2015年に国際交流基金、ロシア・エルミタージュ美術館、プーシキン美術館、樂美術館の主催によって「樂‐茶碗の中の宇宙」が開催されました。樂焼という日本の特殊な焼物の展覧会にもかかわらず、ロシアの人々の高い関心を集め、特にプーシキン美術館においては、およそ13万人の入場者があり大盛会となりました。
プーシキン美術館の展覧会では、講演会や15代吉左衞門と樂篤人氏によるギャラリートークの他にも、子供たちによる茶碗を制作するワークショップや樂茶碗を描くワークショップ等が催され、関連イベントも極めて充実したものとなりました。
こうした取り組みは、単に海外で日本の展覧会を行うということに留まらず、ロシアと日本の市民の間に深い交流を生み、中でも子供たちとの交流は、大変意義のあるものでした。
昨年から今年にかけては、京都国立近代美術館、東京国立近代美術館において「茶碗の中の宇宙 樂家一子相伝の芸術」がロシアでの帰国展として開催されました。開催中は若い人々の姿も多く見られ、約13万人の入館者がありました。
今回の秋期特別展では、樂美術館特別版の帰国展として、ロシアの人々との交流にも焦点を当て心の中に残るこの素晴らしい思い出を展覧会に致しました。
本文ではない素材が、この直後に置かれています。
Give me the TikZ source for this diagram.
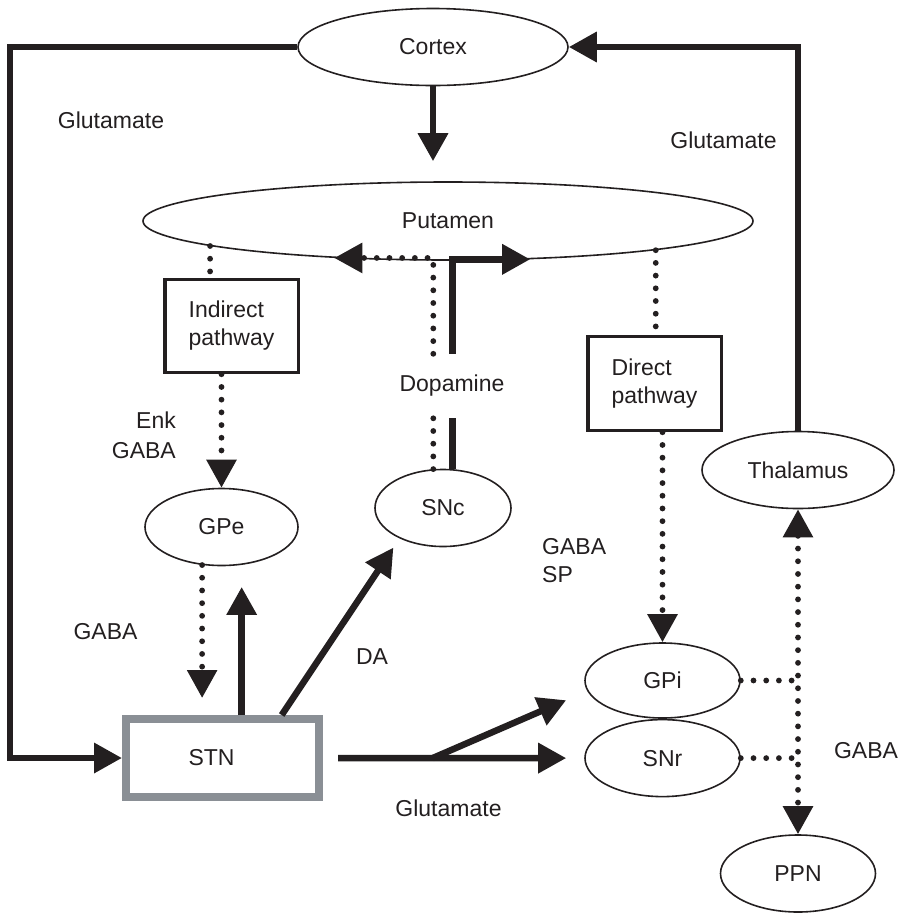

ロシアを旅した樂焼の名品と共に、ロシアの子供たちが描いた樂茶碗の絵、15代吉左衞門と子供たちが制作した樂茶碗なども特別出品されます。
また、初代長次郎作 二彩獅子(重要文化財)を始め、千利休所持の初代長次郎作 黒樂茶碗 万代屋黒、3代道入作 黒樂茶碗 青山(重要文化財)など、樂焼を代表する名品が一堂に並び、大変見応えのある展示となっております。